• [Plotting code records]
───
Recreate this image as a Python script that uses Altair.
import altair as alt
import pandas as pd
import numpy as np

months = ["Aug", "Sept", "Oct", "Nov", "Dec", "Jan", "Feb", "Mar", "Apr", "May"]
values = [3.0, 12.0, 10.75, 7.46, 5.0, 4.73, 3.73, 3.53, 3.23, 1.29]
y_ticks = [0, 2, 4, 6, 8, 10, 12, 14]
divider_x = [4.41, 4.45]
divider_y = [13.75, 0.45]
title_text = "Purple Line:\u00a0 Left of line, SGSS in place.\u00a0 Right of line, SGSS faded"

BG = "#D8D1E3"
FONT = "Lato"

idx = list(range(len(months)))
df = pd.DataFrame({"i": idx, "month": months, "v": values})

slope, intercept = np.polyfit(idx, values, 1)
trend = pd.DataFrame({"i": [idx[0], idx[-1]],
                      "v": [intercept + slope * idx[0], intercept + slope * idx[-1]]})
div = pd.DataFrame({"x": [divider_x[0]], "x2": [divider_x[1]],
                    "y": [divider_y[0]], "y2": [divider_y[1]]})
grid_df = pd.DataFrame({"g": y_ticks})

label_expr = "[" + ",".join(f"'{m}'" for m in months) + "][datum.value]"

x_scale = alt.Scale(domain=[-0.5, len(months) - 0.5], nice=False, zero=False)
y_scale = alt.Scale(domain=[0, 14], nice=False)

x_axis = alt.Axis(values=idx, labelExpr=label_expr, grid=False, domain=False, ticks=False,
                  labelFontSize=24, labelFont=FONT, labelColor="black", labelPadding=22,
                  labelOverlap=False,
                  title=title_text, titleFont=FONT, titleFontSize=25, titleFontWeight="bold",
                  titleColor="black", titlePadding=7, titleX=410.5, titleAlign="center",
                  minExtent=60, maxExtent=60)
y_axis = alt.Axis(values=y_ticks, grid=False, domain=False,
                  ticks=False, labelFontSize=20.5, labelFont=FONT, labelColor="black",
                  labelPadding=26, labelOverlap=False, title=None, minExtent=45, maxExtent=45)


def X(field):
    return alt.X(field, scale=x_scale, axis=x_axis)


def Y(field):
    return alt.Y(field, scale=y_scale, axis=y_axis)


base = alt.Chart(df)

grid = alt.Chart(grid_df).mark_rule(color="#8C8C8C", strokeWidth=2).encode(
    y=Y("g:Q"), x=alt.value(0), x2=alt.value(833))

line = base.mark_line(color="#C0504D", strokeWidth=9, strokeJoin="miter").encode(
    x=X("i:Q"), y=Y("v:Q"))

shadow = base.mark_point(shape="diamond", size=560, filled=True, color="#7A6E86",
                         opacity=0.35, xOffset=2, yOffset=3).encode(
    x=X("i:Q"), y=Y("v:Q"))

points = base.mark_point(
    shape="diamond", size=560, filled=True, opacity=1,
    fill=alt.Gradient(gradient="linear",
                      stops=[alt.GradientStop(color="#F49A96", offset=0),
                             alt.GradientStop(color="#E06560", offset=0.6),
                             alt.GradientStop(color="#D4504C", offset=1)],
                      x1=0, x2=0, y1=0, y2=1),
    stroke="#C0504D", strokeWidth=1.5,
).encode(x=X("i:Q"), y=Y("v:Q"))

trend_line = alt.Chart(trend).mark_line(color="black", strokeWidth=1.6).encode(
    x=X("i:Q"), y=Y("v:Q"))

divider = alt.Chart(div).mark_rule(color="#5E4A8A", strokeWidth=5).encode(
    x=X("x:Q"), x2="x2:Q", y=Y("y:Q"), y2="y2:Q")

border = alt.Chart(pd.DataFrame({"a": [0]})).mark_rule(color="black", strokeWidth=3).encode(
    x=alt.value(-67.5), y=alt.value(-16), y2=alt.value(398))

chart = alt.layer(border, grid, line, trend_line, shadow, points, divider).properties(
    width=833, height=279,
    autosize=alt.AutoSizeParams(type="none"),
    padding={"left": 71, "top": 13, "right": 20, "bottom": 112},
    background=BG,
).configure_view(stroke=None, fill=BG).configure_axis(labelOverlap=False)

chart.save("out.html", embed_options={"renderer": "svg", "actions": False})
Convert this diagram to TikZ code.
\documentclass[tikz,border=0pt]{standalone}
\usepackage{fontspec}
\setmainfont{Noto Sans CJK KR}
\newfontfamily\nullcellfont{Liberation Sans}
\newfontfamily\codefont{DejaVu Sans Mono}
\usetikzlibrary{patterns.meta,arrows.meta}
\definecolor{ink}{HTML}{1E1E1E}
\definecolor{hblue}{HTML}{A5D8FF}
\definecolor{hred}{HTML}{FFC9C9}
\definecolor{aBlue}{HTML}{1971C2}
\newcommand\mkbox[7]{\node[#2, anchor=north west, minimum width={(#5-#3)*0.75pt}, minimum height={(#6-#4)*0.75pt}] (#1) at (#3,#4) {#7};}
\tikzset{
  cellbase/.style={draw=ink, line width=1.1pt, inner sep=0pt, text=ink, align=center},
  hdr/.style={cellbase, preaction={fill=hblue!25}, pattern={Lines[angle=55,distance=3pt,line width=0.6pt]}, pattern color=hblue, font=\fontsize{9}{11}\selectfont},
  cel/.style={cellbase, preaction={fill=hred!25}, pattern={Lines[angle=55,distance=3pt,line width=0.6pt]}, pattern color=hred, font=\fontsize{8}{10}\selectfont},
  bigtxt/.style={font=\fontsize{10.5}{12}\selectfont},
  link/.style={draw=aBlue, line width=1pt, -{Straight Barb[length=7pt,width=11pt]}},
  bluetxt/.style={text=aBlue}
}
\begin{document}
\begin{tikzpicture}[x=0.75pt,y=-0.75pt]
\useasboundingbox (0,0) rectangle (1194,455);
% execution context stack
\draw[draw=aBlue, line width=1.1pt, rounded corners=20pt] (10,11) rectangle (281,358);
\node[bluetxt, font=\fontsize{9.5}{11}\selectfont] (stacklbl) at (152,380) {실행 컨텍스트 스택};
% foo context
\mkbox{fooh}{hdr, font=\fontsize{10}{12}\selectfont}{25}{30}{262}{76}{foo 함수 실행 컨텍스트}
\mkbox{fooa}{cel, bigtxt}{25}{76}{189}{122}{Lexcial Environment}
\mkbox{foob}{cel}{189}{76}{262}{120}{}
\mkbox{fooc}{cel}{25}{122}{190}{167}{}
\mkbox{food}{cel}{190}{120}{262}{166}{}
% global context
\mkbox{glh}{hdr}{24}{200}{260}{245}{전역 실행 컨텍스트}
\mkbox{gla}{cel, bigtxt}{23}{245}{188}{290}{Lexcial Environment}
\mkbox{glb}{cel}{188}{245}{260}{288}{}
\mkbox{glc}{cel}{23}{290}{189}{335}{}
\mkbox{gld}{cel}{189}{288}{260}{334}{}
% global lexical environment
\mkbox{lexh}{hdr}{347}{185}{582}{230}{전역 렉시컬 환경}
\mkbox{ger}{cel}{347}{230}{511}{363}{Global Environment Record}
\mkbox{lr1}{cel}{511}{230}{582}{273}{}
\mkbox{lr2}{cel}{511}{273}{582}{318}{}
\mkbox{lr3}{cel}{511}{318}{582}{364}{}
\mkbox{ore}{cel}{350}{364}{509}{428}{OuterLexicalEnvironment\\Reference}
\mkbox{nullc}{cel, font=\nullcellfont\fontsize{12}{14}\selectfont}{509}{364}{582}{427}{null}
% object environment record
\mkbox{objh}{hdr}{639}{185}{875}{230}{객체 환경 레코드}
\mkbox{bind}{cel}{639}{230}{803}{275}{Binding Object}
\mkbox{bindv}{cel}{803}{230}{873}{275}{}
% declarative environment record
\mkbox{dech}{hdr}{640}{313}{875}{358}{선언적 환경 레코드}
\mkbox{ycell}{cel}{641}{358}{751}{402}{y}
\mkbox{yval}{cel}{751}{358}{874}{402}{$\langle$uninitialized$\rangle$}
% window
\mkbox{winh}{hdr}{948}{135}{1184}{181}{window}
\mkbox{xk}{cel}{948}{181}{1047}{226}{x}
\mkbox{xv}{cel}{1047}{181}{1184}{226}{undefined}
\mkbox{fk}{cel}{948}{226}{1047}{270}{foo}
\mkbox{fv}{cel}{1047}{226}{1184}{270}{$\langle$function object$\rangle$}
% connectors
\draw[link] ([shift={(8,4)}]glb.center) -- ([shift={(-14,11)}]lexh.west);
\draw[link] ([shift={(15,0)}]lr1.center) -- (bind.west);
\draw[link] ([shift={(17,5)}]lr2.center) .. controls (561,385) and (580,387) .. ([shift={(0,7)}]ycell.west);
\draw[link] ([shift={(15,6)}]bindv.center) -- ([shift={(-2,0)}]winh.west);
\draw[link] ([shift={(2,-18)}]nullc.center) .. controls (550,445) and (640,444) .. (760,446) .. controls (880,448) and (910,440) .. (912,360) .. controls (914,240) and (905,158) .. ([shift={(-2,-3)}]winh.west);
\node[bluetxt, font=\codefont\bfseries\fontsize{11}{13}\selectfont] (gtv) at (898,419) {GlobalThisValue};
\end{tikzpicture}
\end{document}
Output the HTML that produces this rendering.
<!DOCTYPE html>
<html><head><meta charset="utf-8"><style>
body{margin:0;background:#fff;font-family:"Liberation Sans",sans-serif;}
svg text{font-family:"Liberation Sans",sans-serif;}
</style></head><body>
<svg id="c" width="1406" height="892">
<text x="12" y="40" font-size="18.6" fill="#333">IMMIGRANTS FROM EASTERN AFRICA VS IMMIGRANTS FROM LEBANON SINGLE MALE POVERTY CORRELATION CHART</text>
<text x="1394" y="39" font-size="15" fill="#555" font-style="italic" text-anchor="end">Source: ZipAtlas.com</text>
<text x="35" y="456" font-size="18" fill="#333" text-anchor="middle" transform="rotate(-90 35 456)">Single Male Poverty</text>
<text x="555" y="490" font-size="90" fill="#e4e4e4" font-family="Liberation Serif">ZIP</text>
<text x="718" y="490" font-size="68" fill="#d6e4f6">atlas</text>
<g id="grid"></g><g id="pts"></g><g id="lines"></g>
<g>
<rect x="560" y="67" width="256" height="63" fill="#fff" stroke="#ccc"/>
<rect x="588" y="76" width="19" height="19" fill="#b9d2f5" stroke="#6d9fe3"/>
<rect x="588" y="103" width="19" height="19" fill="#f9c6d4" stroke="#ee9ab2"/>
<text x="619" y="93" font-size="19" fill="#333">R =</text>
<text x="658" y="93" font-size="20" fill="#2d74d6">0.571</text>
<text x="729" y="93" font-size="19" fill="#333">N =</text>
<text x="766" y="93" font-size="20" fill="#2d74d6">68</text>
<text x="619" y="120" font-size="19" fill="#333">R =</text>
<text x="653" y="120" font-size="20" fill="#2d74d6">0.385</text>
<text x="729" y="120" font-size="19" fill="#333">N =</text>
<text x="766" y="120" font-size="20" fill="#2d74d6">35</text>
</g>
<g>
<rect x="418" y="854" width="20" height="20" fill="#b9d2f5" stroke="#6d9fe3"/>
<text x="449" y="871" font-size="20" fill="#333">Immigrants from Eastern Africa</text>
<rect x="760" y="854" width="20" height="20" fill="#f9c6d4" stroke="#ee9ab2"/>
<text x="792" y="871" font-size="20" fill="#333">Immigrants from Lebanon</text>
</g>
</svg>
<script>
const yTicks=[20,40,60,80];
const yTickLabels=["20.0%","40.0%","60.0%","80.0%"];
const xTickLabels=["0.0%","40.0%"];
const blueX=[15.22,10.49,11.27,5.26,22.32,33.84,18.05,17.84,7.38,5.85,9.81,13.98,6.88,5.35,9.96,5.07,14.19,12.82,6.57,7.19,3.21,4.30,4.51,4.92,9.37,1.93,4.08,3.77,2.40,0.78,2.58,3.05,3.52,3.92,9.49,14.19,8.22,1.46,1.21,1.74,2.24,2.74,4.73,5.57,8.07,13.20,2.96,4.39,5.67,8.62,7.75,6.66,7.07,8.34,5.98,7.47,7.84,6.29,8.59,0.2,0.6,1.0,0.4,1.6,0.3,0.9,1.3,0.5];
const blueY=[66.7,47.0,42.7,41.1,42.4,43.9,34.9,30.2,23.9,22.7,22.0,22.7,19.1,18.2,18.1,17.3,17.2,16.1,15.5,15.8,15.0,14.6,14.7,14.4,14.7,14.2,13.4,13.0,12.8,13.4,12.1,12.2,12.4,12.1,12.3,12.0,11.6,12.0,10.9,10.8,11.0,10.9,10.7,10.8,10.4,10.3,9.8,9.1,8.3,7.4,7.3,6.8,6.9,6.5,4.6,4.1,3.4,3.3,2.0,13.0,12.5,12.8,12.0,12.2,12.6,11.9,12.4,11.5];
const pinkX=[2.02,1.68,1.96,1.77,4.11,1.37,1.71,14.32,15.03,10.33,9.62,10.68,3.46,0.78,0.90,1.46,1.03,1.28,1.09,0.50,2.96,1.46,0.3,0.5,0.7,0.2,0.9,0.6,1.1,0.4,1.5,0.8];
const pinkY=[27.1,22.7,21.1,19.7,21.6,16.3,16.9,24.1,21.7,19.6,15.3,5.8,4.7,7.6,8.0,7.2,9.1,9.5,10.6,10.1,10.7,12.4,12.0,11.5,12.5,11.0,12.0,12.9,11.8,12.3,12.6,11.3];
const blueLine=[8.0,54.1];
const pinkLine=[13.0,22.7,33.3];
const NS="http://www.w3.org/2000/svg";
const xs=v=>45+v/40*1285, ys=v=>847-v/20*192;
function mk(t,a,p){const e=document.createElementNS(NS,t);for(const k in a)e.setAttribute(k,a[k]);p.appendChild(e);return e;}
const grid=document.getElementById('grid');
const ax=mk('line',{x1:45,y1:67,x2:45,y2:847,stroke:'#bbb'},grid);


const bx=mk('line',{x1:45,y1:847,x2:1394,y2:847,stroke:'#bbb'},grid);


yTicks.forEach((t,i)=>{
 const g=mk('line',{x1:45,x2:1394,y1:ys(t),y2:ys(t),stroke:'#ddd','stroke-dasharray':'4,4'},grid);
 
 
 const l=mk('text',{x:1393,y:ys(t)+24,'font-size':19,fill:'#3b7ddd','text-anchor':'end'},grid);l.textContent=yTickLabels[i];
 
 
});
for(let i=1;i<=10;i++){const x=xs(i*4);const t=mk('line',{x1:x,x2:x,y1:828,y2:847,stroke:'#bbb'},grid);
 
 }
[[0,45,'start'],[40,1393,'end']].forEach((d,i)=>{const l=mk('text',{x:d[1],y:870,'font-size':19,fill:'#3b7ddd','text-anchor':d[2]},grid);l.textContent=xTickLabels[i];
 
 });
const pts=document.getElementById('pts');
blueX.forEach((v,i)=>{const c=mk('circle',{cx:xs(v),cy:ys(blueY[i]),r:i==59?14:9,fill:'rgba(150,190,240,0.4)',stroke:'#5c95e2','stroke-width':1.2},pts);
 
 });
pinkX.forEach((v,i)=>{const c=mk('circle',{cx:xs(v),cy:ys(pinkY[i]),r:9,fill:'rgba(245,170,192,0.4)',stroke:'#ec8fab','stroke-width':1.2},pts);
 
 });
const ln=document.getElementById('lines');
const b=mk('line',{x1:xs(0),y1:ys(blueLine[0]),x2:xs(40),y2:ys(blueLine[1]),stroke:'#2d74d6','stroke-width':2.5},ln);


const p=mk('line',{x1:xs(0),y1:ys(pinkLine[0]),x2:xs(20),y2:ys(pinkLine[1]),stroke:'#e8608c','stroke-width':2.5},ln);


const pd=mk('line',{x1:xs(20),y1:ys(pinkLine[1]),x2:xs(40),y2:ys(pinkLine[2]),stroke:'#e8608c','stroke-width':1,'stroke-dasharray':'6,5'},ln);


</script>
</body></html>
───
Identify the lines of the entries containing the string "that". Copy each such line.

Recreate this image as a Python script that uses Altair.
Output the HTML that produces this rendering.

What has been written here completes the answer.